What you have to do: Skip the pictures and quote all of the lines exactly.

Supplied data:
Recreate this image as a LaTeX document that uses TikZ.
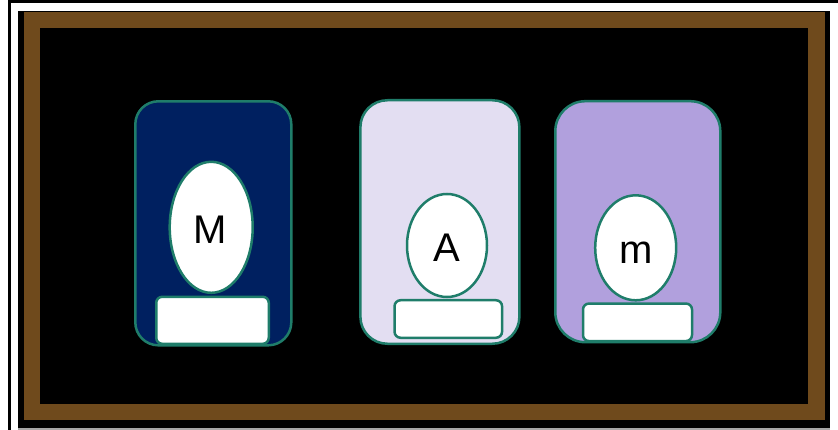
\documentclass[tikz,border=0pt]{standalone}
\usepackage{fontspec}
\setmainfont{Liberation Sans}
\usetikzlibrary{shapes.geometric}
\definecolor{navy}{HTML}{002060}
\definecolor{lav}{HTML}{E3DEF2}
\definecolor{purp}{HTML}{B1A0DD}
\definecolor{frame}{HTML}{6F4A1C}
\definecolor{teal}{HTML}{1F7D6A}
\tikzset{
  card/.style={draw=teal, line width=2.5pt, rectangle, inner sep=0pt, outer sep=0pt},
  egg/.style={draw=teal, line width=2.5pt, fill=white, ellipse, inner sep=0pt, outer sep=0pt},
  base/.style={draw=teal, line width=2.5pt, fill=white, rectangle, rounded corners=6pt, inner sep=0pt, outer sep=0pt},
  lbl/.style={anchor=base, inner sep=0pt, font=\fontsize{40}{40}\selectfont, text=black}
}
\begin{document}
\begin{tikzpicture}[x=1pt,y=-1pt]
\useasboundingbox (0,0) rectangle (838,430);
\fill[white] (0,0) rectangle (838,430);
% outer lines
\fill[black] (8,0) rectangle (11,430);
\fill[black] (11,0) rectangle (838,3);
\fill[black] (18,11) rectangle (830,428);
\fill[gray!70] (18,428) rectangle (830,430);
% brown frame
\fill[frame] (24,12) rectangle (825,420);
\fill[black] (40,28) rectangle (808,404);
% card 1
\node[card, fill=navy, rounded corners=23pt, minimum width=156pt, minimum height=244pt] (card1) at (213.3,223.3) {};
\node[egg, minimum width=83pt, minimum height=131pt] (egg1) at (211.2,227.3) {};
\node[base, minimum width=112.5pt, minimum height=47pt] (base1) at (212.5,320.3) {};
\node[lbl] (t1) at (210,244) {M};
% card 2
\node[card, fill=lav, rounded corners=27pt, minimum width=159pt, minimum height=243.5pt] (card2) at (439.9,222) {};
\node[egg, minimum width=80pt, minimum height=103pt] (egg2) at (447,245.5) {};
\node[base, minimum width=107.5pt, minimum height=37.5pt] (base2) at (448.3,319) {};
\node[lbl] (t2) at (447,261.3) {A};
% card 3
\node[card, fill=purp, rounded corners=30pt, minimum width=165pt, minimum height=241pt] (card3) at (637.8,221.7) {};
\node[egg, minimum width=81pt, minimum height=105pt] (egg3) at (635.7,247.8) {};
\node[base, minimum width=109pt, minimum height=37.5pt] (base3) at (637.5,322.3) {};
\node[lbl] (t3) at (636,264) {m};
\end{tikzpicture}
\end{document}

Complete output:
Recreate this image as a LaTeX document that uses TikZ.
\documentclass[tikz,border=0pt]{standalone}
\usepackage{fontspec}
\setmainfont{Liberation Sans}
\usetikzlibrary{shapes.geometric}
\definecolor{navy}{HTML}{002060}
\definecolor{lav}{HTML}{E3DEF2}
\definecolor{purp}{HTML}{B1A0DD}
\definecolor{frame}{HTML}{6F4A1C}
\definecolor{teal}{HTML}{1F7D6A}
\tikzset{
  card/.style={draw=teal, line width=2.5pt, rectangle, inner sep=0pt, outer sep=0pt},
  egg/.style={draw=teal, line width=2.5pt, fill=white, ellipse, inner sep=0pt, outer sep=0pt},
  base/.style={draw=teal, line width=2.5pt, fill=white, rectangle, rounded corners=6pt, inner sep=0pt, outer sep=0pt},
  lbl/.style={anchor=base, inner sep=0pt, font=\fontsize{40}{40}\selectfont, text=black}
}
\begin{document}
\begin{tikzpicture}[x=1pt,y=-1pt]
\useasboundingbox (0,0) rectangle (838,430);
\fill[white] (0,0) rectangle (838,430);
% outer lines
\fill[black] (8,0) rectangle (11,430);
\fill[black] (11,0) rectangle (838,3);
\fill[black] (18,11) rectangle (830,428);
\fill[gray!70] (18,428) rectangle (830,430);
% brown frame
\fill[frame] (24,12) rectangle (825,420);
\fill[black] (40,28) rectangle (808,404);
% card 1
\node[card, fill=navy, rounded corners=23pt, minimum width=156pt, minimum height=244pt] (card1) at (213.3,223.3) {};
\node[egg, minimum width=83pt, minimum height=131pt] (egg1) at (211.2,227.3) {};
\node[base, minimum width=112.5pt, minimum height=47pt] (base1) at (212.5,320.3) {};
\node[lbl] (t1) at (210,244) {M};
% card 2
\node[card, fill=lav, rounded corners=27pt, minimum width=159pt, minimum height=243.5pt] (card2) at (439.9,222) {};
\node[egg, minimum width=80pt, minimum height=103pt] (egg2) at (447,245.5) {};
\node[base, minimum width=107.5pt, minimum height=37.5pt] (base2) at (448.3,319) {};
\node[lbl] (t2) at (447,261.3) {A};
% card 3
\node[card, fill=purp, rounded corners=30pt, minimum width=165pt, minimum height=241pt] (card3) at (637.8,221.7) {};
\node[egg, minimum width=81pt, minimum height=105pt] (egg3) at (635.7,247.8) {};
\node[base, minimum width=109pt, minimum height=37.5pt] (base3) at (637.5,322.3) {};
\node[lbl] (t3) at (636,264) {m};
\end{tikzpicture}
\end{document}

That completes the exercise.